**What is needed**
All the data must come back unchanged, except that pictures are left out.

**Source data**
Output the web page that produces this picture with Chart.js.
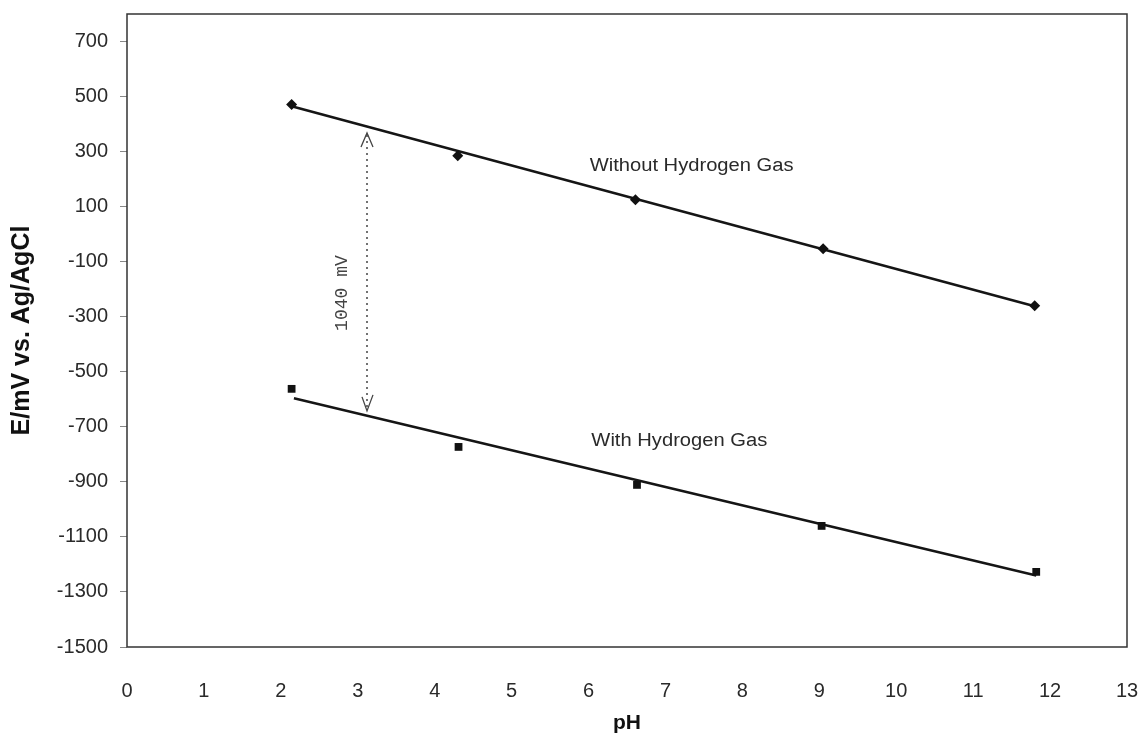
<!DOCTYPE html>
<html>
<head>
<meta charset="utf-8">
<script src="https://cdn.jsdelivr.net/npm/chart.js@4.4.1/dist/chart.umd.min.js"></script>
<style>
  html, body { margin: 0; padding: 0; background: #fff; }
  #wrap { width: 1143px; height: 733px; position: relative; }
</style>
</head>
<body>
<div id="wrap"><canvas id="chart"></canvas></div>
<script>
// ========== данные ==========
const phWithout = [2.14, 4.30, 6.61, 9.05, 11.80];
const eWithout = [471, 285, 125, -53, -260];
const phWith = [2.14, 4.31, 6.63, 9.03, 11.82];
const eWith = [-562, -773, -911, -1060, -1227];

// линии тренда (концы)
const trendWithoutX = [2.14, 11.80];
const trendWithoutY = [465, -262];
const trendWithX = [2.17, 11.82];
const trendWithY = [-596, -1240];

const xTicks = [0, 1, 2, 3, 4, 5, 6, 7, 8, 9, 10, 11, 12, 13];
const yTicks = [-1500, -1300, -1100, -900, -700, -500, -300, -100, 100, 300, 500, 700];

const seriesLabels = ["Without Hydrogen Gas", "With Hydrogen Gas"];
const seriesLabelX = [7.34, 7.18];
const seriesLabelY = [249, -753];

// стрелка 1040 mV
const gapLabel = "1040 mV";
const gapX = 3.12;
const gapTop = 368;
const gapBottom = -642;
const gapLabelX = 2.80;
const gapLabelY = -214;

const TEXT = "#2a2a2a";
const FONT = "'Liberation Sans', Arial, sans-serif";

function toPoints(xs, ys) {
  return xs.map((x, i) => ({ x: x, y: ys[i] }));
}

function fixAxis(axis) {
  axis.paddingLeft = 0;
  axis.paddingRight = 0;
  axis.paddingTop = 0;
  axis.paddingBottom = 0;
}

// рамка, подписи серий, стрелка
const decorPlugin = {
  id: "decor",
  afterDatasetsDraw(chart) {
    const { ctx, chartArea: a, scales } = chart;
    const xs = scales.x, ys = scales.y;
    ctx.save();

    ctx.strokeStyle = "#333";
    ctx.lineWidth = 1.5;
    ctx.strokeRect(a.left, a.top, a.right - a.left, a.bottom - a.top);

    ctx.fillStyle = TEXT;
    ctx.font = "18px " + FONT;
    ctx.textAlign = "center";
    ctx.textBaseline = "middle";
    seriesLabels.forEach((t, i) => {
      ctx.save();
      ctx.translate(xs.getPixelForValue(seriesLabelX[i]), ys.getPixelForValue(seriesLabelY[i]));
      ctx.scale(1.12, 1);
      ctx.fillText(t, 0, 0);
      ctx.restore();
    });

    // пунктирная стрелка
    const px = xs.getPixelForValue(gapX);
    const y1 = ys.getPixelForValue(gapTop);
    const y2 = ys.getPixelForValue(gapBottom);
    ctx.strokeStyle = "#444";
    ctx.lineWidth = 1.5;
    ctx.setLineDash([2, 4]);
    ctx.beginPath();
    ctx.moveTo(px, y1 + 2);
    ctx.lineTo(px, y2 - 2);
    ctx.stroke();
    ctx.setLineDash([]);
    ctx.lineWidth = 1.3;
    ctx.beginPath();
    ctx.moveTo(px - 6, y1 + 14);
    ctx.lineTo(px, y1);
    ctx.lineTo(px + 6, y1 + 14);
    ctx.moveTo(px - 5, y2 - 14);
    ctx.lineTo(px, y2);
    ctx.lineTo(px + 6, y2 - 16);
    ctx.stroke();

    ctx.translate(xs.getPixelForValue(gapLabelX), ys.getPixelForValue(gapLabelY));
    ctx.rotate(-Math.PI / 2);
    ctx.font = "18px 'Liberation Mono', 'DejaVu Sans Mono', monospace";
    ctx.fillStyle = "#444";
    ctx.fillText(gapLabel, 0, 0);
    ctx.restore();
  },
};

const ctx = document.getElementById("chart").getContext("2d");
new Chart(ctx, {
  type: "scatter",
  data: {
    datasets: [
      {
        label: seriesLabels[0],
        data: toPoints(phWithout, eWithout),
        pointStyle: "rectRot",
        pointRadius: 5.5,
        backgroundColor: "#111",
        borderColor: "#111",
        borderWidth: 0,
      },
      {
        label: seriesLabels[1],
        data: toPoints(phWith, eWith),
        pointStyle: "rect",
        pointRadius: 5.5,
        backgroundColor: "#111",
        borderColor: "#111",
        borderWidth: 0,
      },
      {
        label: "trend1",
        data: toPoints(trendWithoutX, trendWithoutY),
        showLine: true,
        pointRadius: 0,
        borderColor: "#151515",
        borderWidth: 2.5,
      },
      {
        label: "trend2",
        data: toPoints(trendWithX, trendWithY),
        showLine: true,
        pointRadius: 0,
        borderColor: "#151515",
        borderWidth: 2.5,
      },
    ],
  },
  options: {
    responsive: true,
    maintainAspectRatio: false,
    animation: false,
    layout: { padding: { top: 14, right: 16, left: 0, bottom: 0 } },
    plugins: { legend: { display: false }, tooltip: { enabled: false } },
    scales: {
      x: {
        type: "linear",
        min: 0,
        max: 13,
        afterBuildTicks: (axis) => { axis.ticks = xTicks.map((v) => ({ value: v })); },
        afterFit: (axis) => { axis.height = 86; fixAxis(axis); },
        grid: { display: false },
        border: { display: false },
        ticks: { color: TEXT, font: { family: FONT, size: 20 }, padding: 24, maxRotation: 0,
          callback: (v) => String(v) },
        title: {
          display: true,
          text: "pH",
          color: "#111",
          font: { family: FONT, size: 21, weight: "bold", lineHeight: 1 },
          padding: { top: 0, bottom: -1 },
        },
      },
      y: {
        type: "linear",
        min: -1500,
        max: 800,
        afterBuildTicks: (axis) => { axis.ticks = yTicks.map((v) => ({ value: v })); },
        afterFit: (axis) => { axis.width = 127; fixAxis(axis); },
        grid: { display: true, drawOnChartArea: false, drawTicks: true, tickLength: 7, color: "#888" },
        border: { display: false },
        ticks: { color: TEXT, font: { family: FONT, size: 20 }, padding: 12,
          callback: (v) => String(v) },
        title: {
          display: true,
          text: "E/mV vs. Ag/AgCl",
          color: "#111",
          font: { family: FONT, size: 25, weight: "bold", lineHeight: 1 },
          padding: { top: 10, bottom: 0 },
        },
      },
    },
  },
  plugins: [decorPlugin],
});
</script>
</body>
</html>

**Exercise response**
Output the web page that produces this picture with Chart.js.
<!DOCTYPE html>
<html>
<head>
<meta charset="utf-8">
<script src="https://cdn.jsdelivr.net/npm/chart.js@4.4.1/dist/chart.umd.min.js"></script>
<style>
  html, body { margin: 0; padding: 0; background: #fff; }
  #wrap { width: 1143px; height: 733px; position: relative; }
</style>
</head>
<body>
<div id="wrap"><canvas id="chart"></canvas></div>
<script>
// ========== данные ==========
const phWithout = [2.14, 4.30, 6.61, 9.05, 11.80];
const eWithout = [471, 285, 125, -53, -260];
const phWith = [2.14, 4.31, 6.63, 9.03, 11.82];
const eWith = [-562, -773, -911, -1060, -1227];

// линии тренда (концы)
const trendWithoutX = [2.14, 11.80];
const trendWithoutY = [465, -262];
const trendWithX = [2.17, 11.82];
const trendWithY = [-596, -1240];

const xTicks = [0, 1, 2, 3, 4, 5, 6, 7, 8, 9, 10, 11, 12, 13];
const yTicks = [-1500, -1300, -1100, -900, -700, -500, -300, -100, 100, 300, 500, 700];

const seriesLabels = ["Without Hydrogen Gas", "With Hydrogen Gas"];
const seriesLabelX = [7.34, 7.18];
const seriesLabelY = [249, -753];

// стрелка 1040 mV
const gapLabel = "1040 mV";
const gapX = 3.12;
const gapTop = 368;
const gapBottom = -642;
const gapLabelX = 2.80;
const gapLabelY = -214;

const TEXT = "#2a2a2a";
const FONT = "'Liberation Sans', Arial, sans-serif";

function toPoints(xs, ys) {
  return xs.map((x, i) => ({ x: x, y: ys[i] }));
}

function fixAxis(axis) {
  axis.paddingLeft = 0;
  axis.paddingRight = 0;
  axis.paddingTop = 0;
  axis.paddingBottom = 0;
}

// рамка, подписи серий, стрелка
const decorPlugin = {
  id: "decor",
  afterDatasetsDraw(chart) {
    const { ctx, chartArea: a, scales } = chart;
    const xs = scales.x, ys = scales.y;
    ctx.save();

    ctx.strokeStyle = "#333";
    ctx.lineWidth = 1.5;
    ctx.strokeRect(a.left, a.top, a.right - a.left, a.bottom - a.top);

    ctx.fillStyle = TEXT;
    ctx.font = "18px " + FONT;
    ctx.textAlign = "center";
    ctx.textBaseline = "middle";
    seriesLabels.forEach((t, i) => {
      ctx.save();
      ctx.translate(xs.getPixelForValue(seriesLabelX[i]), ys.getPixelForValue(seriesLabelY[i]));
      ctx.scale(1.12, 1);
      ctx.fillText(t, 0, 0);
      ctx.restore();
    });

    // пунктирная стрелка
    const px = xs.getPixelForValue(gapX);
    const y1 = ys.getPixelForValue(gapTop);
    const y2 = ys.getPixelForValue(gapBottom);
    ctx.strokeStyle = "#444";
    ctx.lineWidth = 1.5;
    ctx.setLineDash([2, 4]);
    ctx.beginPath();
    ctx.moveTo(px, y1 + 2);
    ctx.lineTo(px, y2 - 2);
    ctx.stroke();
    ctx.setLineDash([]);
    ctx.lineWidth = 1.3;
    ctx.beginPath();
    ctx.moveTo(px - 6, y1 + 14);
    ctx.lineTo(px, y1);
    ctx.lineTo(px + 6, y1 + 14);
    ctx.moveTo(px - 5, y2 - 14);
    ctx.lineTo(px, y2);
    ctx.lineTo(px + 6, y2 - 16);
    ctx.stroke();

    ctx.translate(xs.getPixelForValue(gapLabelX), ys.getPixelForValue(gapLabelY));
    ctx.rotate(-Math.PI / 2);
    ctx.font = "18px 'Liberation Mono', 'DejaVu Sans Mono', monospace";
    ctx.fillStyle = "#444";
    ctx.fillText(gapLabel, 0, 0);
    ctx.restore();
  },
};

const ctx = document.getElementById("chart").getContext("2d");
new Chart(ctx, {
  type: "scatter",
  data: {
    datasets: [
      {
        label: seriesLabels[0],
        data: toPoints(phWithout, eWithout),
        pointStyle: "rectRot",
        pointRadius: 5.5,
        backgroundColor: "#111",
        borderColor: "#111",
        borderWidth: 0,
      },
      {
        label: seriesLabels[1],
        data: toPoints(phWith, eWith),
        pointStyle: "rect",
        pointRadius: 5.5,
        backgroundColor: "#111",
        borderColor: "#111",
        borderWidth: 0,
      },
      {
        label: "trend1",
        data: toPoints(trendWithoutX, trendWithoutY),
        showLine: true,
        pointRadius: 0,
        borderColor: "#151515",
        borderWidth: 2.5,
      },
      {
        label: "trend2",
        data: toPoints(trendWithX, trendWithY),
        showLine: true,
        pointRadius: 0,
        borderColor: "#151515",
        borderWidth: 2.5,
      },
    ],
  },
  options: {
    responsive: true,
    maintainAspectRatio: false,
    animation: false,
    layout: { padding: { top: 14, right: 16, left: 0, bottom: 0 } },
    plugins: { legend: { display: false }, tooltip: { enabled: false } },
    scales: {
      x: {
        type: "linear",
        min: 0,
        max: 13,
        afterBuildTicks: (axis) => { axis.ticks = xTicks.map((v) => ({ value: v })); },
        afterFit: (axis) => { axis.height = 86; fixAxis(axis); },
        grid: { display: false },
        border: { display: false },
        ticks: { color: TEXT, font: { family: FONT, size: 20 }, padding: 24, maxRotation: 0,
          callback: (v) => String(v) },
        title: {
          display: true,
          text: "pH",
          color: "#111",
          font: { family: FONT, size: 21, weight: "bold", lineHeight: 1 },
          padding: { top: 0, bottom: -1 },
        },
      },
      y: {
        type: "linear",
        min: -1500,
        max: 800,
        afterBuildTicks: (axis) => { axis.ticks = yTicks.map((v) => ({ value: v })); },
        afterFit: (axis) => { axis.width = 127; fixAxis(axis); },
        grid: { display: true, drawOnChartArea: false, drawTicks: true, tickLength: 7, color: "#888" },
        border: { display: false },
        ticks: { color: TEXT, font: { family: FONT, size: 20 }, padding: 12,
          callback: (v) => String(v) },
        title: {
          display: true,
          text: "E/mV vs. Ag/AgCl",
          color: "#111",
          font: { family: FONT, size: 25, weight: "bold", lineHeight: 1 },
          padding: { top: 10, bottom: 0 },
        },
      },
    },
  },
  plugins: [decorPlugin],
});
</script>
</body>
</html>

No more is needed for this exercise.